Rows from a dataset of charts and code
..........
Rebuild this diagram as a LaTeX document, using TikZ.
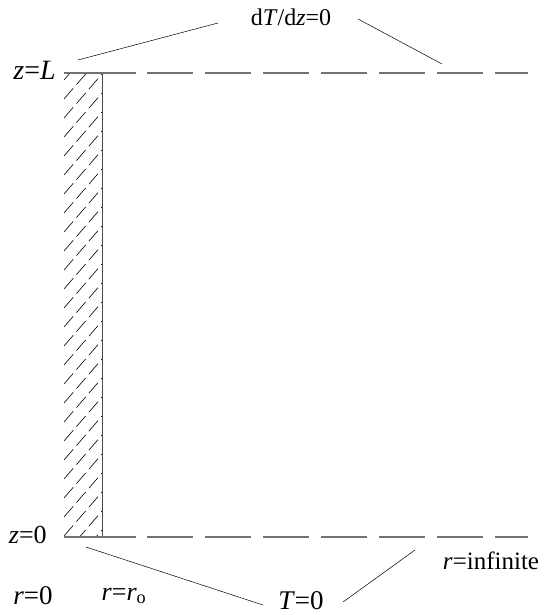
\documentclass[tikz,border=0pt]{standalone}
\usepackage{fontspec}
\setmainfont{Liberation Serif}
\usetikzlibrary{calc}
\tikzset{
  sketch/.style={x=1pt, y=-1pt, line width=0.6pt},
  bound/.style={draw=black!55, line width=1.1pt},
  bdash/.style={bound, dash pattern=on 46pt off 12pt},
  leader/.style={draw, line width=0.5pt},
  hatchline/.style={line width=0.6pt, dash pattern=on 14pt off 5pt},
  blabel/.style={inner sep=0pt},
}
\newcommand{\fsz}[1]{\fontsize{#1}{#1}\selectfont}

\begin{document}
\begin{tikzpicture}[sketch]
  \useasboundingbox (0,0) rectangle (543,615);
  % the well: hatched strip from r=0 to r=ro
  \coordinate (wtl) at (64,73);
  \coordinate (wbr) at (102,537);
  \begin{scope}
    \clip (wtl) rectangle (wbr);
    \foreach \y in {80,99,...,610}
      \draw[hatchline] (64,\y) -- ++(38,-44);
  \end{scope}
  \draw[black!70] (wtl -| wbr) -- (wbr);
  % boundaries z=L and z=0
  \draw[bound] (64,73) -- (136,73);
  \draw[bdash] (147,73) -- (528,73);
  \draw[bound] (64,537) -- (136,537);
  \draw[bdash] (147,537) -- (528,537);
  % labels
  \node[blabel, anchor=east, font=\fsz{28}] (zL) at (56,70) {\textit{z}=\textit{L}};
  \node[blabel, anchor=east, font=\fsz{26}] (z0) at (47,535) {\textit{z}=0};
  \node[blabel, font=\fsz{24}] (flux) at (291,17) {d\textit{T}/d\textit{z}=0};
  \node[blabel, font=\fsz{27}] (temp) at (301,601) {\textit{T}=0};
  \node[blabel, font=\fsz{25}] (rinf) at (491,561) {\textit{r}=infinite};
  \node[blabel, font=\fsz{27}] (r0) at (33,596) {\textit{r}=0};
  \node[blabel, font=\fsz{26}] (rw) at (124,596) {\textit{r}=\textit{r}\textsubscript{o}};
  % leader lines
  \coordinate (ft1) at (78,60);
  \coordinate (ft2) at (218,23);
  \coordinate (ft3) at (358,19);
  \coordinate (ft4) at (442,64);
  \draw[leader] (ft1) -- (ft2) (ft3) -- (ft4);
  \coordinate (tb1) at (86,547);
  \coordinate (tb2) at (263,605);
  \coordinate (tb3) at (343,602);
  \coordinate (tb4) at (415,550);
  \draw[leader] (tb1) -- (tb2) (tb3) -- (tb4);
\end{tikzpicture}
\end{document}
..........
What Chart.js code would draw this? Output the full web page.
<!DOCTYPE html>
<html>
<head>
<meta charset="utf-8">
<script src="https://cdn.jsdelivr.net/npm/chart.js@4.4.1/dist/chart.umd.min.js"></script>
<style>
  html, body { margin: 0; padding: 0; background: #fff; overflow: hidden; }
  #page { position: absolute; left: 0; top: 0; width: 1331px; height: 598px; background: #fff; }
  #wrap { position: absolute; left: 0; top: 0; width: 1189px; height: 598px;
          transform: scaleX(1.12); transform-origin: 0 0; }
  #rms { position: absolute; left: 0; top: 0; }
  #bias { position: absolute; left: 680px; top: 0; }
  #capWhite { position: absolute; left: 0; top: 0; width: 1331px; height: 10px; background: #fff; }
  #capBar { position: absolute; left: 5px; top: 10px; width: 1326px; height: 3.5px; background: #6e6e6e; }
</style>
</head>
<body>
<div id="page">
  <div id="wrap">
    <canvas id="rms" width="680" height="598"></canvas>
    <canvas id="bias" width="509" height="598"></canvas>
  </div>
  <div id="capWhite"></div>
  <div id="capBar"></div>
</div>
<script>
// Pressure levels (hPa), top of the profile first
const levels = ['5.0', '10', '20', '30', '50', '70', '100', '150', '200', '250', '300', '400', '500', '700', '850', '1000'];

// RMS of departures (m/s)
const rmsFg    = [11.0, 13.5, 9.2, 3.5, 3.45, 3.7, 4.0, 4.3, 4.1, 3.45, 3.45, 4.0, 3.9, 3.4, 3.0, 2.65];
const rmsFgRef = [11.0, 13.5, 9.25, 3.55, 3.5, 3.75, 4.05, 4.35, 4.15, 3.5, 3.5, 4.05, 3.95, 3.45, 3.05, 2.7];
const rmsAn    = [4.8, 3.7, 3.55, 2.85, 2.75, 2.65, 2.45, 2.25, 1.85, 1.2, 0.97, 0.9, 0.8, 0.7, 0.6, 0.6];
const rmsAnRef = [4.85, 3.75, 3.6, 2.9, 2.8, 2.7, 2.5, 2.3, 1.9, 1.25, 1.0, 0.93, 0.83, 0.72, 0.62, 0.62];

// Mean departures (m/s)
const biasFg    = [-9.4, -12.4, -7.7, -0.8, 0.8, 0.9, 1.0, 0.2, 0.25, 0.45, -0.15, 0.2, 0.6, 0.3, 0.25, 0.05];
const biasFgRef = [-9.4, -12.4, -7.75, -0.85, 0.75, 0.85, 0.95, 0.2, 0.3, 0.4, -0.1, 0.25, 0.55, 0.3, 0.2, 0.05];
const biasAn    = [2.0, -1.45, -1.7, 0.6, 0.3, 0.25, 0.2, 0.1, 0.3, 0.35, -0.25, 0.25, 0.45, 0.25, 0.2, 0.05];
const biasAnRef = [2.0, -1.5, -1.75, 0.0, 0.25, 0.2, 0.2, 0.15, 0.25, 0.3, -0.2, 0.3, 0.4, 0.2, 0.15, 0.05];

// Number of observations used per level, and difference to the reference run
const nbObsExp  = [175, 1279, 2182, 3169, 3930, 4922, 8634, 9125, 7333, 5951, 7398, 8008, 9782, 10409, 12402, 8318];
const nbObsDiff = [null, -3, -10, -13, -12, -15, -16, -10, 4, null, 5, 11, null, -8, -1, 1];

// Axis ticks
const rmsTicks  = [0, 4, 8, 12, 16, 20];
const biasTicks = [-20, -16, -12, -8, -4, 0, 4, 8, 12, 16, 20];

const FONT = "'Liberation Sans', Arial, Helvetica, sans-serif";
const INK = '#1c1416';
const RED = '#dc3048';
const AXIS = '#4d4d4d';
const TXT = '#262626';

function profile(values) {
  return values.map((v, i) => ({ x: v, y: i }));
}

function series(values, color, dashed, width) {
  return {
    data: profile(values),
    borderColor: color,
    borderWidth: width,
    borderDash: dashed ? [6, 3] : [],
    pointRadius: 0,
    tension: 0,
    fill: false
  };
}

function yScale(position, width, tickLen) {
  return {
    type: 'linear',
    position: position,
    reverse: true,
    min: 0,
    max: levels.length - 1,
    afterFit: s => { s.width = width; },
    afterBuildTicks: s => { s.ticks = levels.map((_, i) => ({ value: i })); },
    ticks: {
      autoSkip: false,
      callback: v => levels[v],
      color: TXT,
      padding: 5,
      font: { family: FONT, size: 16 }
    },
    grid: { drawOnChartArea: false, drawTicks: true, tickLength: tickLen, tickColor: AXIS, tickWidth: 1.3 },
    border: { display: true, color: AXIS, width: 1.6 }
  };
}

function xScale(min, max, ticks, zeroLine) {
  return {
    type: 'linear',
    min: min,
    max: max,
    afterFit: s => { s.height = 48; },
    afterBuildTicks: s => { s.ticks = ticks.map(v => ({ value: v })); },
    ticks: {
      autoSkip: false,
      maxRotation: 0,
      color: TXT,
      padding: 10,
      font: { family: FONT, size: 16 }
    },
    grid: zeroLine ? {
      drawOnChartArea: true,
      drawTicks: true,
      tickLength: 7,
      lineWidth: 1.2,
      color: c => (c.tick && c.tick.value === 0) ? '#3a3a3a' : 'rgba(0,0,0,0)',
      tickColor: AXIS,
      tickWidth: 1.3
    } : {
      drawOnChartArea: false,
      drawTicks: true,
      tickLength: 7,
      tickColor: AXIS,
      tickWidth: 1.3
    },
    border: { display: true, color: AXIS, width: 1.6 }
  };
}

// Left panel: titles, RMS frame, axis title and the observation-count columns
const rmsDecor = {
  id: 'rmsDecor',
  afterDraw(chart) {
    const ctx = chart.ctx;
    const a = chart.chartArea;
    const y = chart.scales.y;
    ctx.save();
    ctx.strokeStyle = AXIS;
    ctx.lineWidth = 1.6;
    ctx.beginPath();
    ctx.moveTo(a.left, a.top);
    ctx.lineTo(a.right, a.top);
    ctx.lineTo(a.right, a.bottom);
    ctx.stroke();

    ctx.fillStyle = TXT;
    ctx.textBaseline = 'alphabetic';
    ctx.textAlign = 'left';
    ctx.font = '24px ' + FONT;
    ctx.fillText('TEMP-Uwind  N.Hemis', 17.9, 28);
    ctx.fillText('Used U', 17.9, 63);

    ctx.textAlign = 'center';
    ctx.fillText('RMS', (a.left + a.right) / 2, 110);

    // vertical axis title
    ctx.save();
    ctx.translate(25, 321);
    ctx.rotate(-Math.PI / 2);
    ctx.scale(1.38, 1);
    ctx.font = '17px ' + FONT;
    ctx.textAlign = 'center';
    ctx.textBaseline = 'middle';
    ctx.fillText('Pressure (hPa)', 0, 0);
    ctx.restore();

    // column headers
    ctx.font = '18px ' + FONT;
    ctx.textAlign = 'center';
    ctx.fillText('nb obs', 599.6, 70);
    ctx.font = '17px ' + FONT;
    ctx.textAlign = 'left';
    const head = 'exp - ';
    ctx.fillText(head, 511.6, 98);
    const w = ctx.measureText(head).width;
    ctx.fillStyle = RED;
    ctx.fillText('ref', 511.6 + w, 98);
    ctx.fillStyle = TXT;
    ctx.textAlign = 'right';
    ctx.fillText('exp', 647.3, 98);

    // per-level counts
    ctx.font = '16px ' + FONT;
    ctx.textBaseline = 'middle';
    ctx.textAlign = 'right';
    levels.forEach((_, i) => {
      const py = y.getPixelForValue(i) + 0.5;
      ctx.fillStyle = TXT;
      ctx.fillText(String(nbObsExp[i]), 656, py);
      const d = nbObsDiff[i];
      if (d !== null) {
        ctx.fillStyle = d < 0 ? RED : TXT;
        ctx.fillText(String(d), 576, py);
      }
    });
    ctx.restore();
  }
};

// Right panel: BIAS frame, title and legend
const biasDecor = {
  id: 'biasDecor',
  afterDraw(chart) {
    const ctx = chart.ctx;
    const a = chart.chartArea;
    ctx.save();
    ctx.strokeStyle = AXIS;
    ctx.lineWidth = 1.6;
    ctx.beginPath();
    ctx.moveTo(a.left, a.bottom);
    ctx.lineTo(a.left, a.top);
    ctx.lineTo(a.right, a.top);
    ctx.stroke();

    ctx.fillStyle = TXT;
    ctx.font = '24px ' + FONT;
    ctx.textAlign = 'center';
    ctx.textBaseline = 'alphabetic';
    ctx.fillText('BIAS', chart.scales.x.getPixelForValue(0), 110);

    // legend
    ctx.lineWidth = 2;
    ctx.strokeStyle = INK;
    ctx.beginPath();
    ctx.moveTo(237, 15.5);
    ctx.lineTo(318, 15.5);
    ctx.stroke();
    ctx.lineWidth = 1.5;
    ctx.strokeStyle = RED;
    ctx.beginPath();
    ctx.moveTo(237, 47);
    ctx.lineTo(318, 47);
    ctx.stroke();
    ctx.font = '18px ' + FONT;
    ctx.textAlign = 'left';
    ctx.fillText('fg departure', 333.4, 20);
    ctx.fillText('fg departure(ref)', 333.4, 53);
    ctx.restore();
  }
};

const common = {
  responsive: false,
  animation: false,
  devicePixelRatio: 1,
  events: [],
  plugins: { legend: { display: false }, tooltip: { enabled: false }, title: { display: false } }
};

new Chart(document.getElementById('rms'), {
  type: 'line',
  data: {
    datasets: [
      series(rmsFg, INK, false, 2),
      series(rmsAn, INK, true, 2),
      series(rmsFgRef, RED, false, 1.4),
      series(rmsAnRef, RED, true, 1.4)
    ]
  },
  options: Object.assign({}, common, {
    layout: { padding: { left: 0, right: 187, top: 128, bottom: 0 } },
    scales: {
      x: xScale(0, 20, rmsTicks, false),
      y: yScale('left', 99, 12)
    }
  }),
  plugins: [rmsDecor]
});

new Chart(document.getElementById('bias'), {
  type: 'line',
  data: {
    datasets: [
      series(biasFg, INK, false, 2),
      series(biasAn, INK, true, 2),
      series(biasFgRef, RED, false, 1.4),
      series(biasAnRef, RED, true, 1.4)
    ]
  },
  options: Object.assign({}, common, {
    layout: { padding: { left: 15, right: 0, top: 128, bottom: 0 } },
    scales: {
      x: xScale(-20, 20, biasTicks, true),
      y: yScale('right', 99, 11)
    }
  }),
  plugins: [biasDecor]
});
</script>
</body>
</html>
..........
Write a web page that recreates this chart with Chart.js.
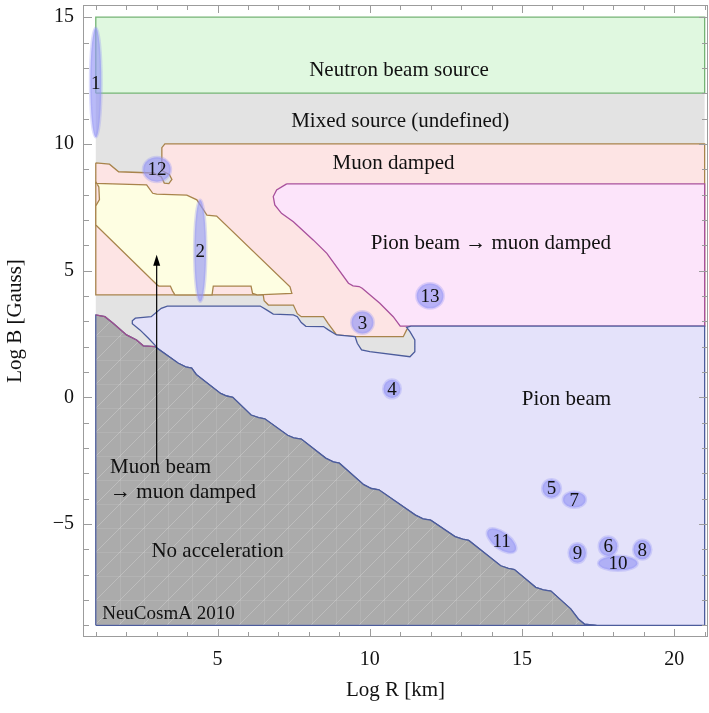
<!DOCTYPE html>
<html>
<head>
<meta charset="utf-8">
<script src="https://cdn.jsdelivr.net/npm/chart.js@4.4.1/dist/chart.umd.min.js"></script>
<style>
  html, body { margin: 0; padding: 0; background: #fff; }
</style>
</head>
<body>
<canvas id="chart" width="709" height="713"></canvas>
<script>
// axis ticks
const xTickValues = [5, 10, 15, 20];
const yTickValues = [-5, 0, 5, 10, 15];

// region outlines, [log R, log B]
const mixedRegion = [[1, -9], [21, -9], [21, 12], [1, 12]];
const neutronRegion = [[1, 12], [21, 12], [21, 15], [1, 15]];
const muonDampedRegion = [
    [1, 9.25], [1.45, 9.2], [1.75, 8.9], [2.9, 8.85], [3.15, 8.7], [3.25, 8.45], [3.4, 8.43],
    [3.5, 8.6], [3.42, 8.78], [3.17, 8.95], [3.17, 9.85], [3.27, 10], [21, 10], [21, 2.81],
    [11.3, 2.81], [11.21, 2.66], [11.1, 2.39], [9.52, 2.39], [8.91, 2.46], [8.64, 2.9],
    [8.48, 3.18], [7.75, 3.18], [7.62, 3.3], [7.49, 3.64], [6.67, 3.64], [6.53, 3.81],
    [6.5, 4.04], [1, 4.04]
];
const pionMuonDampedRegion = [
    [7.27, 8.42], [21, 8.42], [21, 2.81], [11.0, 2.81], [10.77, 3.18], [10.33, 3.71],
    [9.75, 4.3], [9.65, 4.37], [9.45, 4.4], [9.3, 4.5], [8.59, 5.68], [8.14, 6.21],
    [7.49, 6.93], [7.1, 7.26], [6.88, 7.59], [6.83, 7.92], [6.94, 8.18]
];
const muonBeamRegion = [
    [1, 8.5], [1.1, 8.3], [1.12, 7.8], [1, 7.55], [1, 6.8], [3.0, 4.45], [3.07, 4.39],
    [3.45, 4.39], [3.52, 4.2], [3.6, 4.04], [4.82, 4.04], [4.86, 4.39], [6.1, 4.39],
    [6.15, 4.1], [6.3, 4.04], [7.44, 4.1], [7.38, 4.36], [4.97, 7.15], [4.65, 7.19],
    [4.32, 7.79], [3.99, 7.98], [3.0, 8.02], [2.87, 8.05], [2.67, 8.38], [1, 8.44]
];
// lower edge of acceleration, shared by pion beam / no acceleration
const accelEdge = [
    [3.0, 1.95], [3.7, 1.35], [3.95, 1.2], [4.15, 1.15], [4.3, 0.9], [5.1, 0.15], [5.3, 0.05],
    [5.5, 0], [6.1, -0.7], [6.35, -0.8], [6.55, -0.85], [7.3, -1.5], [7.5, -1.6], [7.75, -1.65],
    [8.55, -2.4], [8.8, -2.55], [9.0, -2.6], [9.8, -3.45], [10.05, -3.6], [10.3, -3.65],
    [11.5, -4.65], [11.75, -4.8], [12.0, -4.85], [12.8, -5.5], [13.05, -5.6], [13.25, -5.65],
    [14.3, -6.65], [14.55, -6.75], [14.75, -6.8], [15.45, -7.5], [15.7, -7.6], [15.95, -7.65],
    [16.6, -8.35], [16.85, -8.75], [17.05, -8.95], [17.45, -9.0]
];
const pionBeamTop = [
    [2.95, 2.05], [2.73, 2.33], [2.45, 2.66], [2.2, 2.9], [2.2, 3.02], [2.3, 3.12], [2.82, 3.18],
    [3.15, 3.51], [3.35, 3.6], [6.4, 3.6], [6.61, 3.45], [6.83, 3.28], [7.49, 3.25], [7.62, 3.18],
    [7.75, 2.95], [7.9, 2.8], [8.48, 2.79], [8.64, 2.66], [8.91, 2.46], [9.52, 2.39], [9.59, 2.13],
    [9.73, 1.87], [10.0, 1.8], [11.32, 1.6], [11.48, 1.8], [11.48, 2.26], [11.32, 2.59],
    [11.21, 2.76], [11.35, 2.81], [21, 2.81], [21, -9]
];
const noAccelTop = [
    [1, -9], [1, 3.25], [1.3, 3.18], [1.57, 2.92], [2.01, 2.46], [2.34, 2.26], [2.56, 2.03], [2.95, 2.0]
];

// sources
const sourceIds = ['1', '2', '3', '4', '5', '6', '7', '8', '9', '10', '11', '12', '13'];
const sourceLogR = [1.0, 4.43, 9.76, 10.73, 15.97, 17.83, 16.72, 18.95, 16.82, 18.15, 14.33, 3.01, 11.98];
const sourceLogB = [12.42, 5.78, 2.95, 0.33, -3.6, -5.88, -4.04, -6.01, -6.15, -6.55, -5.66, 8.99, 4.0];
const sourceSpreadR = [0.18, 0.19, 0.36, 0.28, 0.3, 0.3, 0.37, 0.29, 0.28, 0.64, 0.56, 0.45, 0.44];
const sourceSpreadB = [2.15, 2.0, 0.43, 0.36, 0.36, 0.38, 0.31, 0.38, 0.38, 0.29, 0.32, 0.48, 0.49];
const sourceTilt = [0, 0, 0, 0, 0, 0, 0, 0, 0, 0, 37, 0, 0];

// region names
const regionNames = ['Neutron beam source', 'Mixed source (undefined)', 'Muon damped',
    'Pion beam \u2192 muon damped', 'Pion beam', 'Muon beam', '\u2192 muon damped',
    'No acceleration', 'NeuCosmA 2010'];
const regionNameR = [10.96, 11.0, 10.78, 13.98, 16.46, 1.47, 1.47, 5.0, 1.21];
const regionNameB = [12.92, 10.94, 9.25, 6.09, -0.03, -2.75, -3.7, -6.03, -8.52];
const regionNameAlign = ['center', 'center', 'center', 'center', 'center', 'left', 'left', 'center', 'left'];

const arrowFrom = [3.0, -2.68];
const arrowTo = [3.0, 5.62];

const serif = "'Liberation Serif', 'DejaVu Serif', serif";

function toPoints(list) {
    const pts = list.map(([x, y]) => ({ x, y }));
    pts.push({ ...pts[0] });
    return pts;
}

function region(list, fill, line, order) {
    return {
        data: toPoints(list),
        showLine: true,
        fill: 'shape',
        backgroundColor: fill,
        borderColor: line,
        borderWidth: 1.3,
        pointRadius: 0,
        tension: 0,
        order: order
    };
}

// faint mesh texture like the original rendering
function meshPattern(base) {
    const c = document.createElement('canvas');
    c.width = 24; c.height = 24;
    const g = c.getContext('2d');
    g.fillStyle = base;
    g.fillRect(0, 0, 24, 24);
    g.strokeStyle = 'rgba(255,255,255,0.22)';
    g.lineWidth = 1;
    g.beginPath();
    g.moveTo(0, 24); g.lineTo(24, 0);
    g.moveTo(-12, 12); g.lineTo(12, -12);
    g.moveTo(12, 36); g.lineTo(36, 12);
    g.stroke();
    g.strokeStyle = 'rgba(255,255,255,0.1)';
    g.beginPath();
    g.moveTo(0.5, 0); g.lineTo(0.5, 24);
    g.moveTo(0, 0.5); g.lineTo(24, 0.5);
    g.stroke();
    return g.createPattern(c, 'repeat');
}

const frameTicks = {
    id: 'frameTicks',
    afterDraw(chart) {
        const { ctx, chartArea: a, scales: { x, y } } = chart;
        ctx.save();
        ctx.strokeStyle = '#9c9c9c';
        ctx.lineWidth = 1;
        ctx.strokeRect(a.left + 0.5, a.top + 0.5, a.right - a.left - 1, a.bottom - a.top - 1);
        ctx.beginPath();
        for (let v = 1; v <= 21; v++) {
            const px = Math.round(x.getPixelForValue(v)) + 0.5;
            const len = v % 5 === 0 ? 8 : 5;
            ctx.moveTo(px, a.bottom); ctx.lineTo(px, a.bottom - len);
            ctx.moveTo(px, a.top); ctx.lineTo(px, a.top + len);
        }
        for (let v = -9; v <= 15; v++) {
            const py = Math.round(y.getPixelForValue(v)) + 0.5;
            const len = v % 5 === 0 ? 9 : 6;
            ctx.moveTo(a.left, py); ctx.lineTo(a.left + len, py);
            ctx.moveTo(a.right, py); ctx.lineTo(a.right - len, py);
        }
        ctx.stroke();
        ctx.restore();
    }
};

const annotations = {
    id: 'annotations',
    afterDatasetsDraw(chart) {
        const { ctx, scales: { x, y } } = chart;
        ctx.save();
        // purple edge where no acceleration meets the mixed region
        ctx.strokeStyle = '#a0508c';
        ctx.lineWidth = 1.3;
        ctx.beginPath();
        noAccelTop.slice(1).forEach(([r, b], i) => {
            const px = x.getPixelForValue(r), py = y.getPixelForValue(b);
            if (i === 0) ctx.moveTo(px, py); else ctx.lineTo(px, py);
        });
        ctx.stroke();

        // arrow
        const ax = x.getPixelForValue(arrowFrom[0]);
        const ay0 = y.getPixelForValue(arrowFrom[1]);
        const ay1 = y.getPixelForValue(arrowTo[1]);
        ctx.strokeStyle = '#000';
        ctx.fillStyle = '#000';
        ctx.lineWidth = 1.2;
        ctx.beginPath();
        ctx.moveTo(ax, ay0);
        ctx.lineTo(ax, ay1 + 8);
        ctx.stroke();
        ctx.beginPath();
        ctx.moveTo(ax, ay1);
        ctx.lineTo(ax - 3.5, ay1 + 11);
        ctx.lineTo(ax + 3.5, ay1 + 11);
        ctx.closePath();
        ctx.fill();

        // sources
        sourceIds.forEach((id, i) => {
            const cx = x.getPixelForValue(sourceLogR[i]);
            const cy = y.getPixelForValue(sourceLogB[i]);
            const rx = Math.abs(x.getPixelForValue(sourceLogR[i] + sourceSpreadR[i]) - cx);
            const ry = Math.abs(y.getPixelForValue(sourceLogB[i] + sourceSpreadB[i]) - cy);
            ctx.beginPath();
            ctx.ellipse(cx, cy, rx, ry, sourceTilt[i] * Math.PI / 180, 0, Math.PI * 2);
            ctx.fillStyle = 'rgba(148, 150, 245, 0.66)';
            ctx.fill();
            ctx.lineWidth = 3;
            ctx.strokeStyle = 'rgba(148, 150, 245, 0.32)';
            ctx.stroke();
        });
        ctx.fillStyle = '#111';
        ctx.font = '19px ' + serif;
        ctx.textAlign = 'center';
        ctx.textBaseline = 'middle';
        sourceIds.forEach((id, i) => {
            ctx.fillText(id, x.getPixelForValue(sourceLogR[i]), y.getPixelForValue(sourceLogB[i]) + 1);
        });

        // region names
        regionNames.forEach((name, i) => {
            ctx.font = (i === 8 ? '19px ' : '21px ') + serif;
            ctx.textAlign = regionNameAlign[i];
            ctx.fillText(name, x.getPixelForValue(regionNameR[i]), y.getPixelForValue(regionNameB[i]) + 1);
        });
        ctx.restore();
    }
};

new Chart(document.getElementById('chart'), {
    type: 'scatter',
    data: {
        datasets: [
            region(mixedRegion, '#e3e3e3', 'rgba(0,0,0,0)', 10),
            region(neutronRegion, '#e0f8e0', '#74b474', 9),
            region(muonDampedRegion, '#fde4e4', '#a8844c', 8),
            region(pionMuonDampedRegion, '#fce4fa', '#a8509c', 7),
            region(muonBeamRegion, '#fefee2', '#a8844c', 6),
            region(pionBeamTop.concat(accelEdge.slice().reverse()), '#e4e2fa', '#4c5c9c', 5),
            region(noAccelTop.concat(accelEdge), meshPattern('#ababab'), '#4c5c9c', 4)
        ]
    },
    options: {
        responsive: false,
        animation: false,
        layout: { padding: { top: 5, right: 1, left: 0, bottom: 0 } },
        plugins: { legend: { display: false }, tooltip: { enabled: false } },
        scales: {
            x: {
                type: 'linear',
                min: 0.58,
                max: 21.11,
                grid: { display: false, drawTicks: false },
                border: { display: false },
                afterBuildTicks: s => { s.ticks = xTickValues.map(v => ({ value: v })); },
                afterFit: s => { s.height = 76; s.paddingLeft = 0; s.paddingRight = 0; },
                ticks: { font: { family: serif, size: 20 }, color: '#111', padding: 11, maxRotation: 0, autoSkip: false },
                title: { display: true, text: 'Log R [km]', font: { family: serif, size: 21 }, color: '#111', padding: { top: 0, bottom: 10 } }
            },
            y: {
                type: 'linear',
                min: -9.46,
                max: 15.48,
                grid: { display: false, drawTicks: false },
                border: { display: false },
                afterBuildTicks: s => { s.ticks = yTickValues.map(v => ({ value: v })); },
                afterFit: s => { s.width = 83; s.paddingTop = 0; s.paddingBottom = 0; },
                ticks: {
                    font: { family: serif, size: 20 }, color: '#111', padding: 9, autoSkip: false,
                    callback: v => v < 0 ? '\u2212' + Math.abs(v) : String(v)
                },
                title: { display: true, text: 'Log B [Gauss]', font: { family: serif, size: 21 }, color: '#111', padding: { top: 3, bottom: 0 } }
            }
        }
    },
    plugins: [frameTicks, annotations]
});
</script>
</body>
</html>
..........
> Instructions to follow
State the number of lines holding the word "page" in the listing. Add nothing else.

> Exercise response
4